_Directive_
Print exactly the lines below between the line containing "Write the Plotly code for this chart." and the line containing "y_span = [-110, 300]", counting both of those lines. Leave pictures out.

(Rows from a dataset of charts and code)
════
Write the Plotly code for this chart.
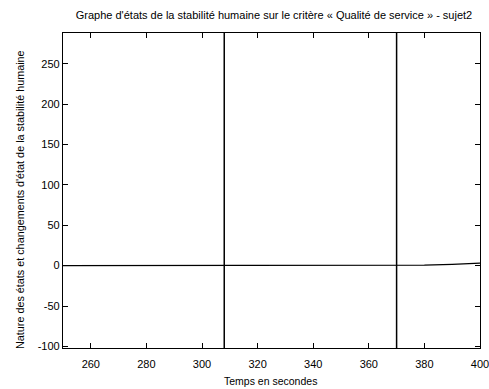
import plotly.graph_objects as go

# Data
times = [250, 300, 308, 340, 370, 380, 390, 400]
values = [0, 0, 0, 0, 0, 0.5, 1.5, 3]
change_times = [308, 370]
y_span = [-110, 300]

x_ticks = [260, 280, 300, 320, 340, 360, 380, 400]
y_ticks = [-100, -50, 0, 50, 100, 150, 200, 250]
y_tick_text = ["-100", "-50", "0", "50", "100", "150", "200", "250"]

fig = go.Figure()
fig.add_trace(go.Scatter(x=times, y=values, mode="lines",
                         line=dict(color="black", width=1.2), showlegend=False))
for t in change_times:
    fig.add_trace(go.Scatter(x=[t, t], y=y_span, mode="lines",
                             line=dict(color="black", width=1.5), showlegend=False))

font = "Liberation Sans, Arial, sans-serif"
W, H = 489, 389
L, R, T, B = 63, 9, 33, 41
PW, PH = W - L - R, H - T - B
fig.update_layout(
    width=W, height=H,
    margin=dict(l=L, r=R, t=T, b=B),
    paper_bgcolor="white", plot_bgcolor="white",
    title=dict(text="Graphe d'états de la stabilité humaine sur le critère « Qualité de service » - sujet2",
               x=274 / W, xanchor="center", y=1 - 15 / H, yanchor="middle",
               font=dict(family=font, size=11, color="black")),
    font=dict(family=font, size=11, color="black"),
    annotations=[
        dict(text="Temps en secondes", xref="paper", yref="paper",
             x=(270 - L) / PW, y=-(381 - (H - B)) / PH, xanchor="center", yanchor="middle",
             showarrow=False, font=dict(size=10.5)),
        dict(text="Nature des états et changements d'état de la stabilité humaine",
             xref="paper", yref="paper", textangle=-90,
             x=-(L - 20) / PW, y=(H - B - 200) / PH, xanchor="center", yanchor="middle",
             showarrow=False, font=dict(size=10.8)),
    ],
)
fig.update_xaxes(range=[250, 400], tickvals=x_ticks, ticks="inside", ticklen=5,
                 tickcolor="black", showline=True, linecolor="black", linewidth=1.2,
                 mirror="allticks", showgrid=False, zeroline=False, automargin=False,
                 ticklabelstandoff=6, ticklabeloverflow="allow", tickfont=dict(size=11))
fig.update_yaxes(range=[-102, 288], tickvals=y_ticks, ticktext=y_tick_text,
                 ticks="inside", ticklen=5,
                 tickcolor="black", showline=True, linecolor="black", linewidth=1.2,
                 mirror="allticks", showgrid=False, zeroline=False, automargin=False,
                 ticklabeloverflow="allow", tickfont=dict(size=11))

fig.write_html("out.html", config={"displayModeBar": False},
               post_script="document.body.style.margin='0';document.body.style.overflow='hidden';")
════
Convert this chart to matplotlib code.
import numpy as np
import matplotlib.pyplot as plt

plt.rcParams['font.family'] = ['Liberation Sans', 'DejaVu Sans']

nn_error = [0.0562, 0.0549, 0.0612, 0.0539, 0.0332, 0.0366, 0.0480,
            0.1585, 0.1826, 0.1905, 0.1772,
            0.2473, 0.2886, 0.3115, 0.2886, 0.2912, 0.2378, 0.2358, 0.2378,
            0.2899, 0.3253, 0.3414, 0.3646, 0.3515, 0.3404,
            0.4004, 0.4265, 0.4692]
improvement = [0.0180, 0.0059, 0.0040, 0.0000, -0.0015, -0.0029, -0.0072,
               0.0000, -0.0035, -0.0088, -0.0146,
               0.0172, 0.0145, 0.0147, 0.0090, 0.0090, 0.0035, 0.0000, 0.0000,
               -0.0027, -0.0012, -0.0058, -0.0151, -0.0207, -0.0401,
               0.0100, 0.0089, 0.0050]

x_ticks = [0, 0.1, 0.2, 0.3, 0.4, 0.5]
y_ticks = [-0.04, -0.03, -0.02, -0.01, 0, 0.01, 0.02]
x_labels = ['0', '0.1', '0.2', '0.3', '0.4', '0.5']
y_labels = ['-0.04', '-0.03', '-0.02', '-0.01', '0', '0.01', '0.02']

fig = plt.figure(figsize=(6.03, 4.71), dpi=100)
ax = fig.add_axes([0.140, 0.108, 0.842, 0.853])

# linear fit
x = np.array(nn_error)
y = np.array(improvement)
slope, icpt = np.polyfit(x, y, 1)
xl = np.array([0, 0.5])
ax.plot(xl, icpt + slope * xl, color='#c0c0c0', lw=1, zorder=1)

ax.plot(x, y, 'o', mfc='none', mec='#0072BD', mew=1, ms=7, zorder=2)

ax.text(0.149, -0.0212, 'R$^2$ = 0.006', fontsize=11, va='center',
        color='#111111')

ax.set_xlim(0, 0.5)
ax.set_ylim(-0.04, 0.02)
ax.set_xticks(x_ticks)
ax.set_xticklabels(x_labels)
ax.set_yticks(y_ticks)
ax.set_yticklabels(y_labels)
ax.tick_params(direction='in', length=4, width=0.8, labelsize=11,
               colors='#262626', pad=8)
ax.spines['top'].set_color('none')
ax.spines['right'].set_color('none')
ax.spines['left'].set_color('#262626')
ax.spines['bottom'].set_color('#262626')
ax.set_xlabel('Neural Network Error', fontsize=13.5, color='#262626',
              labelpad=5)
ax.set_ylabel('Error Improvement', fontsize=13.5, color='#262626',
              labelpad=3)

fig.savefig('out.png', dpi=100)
════
_Solution_
Write the Plotly code for this chart.
import plotly.graph_objects as go

# Data
times = [250, 300, 308, 340, 370, 380, 390, 400]
values = [0, 0, 0, 0, 0, 0.5, 1.5, 3]
change_times = [308, 370]
y_span = [-110, 300]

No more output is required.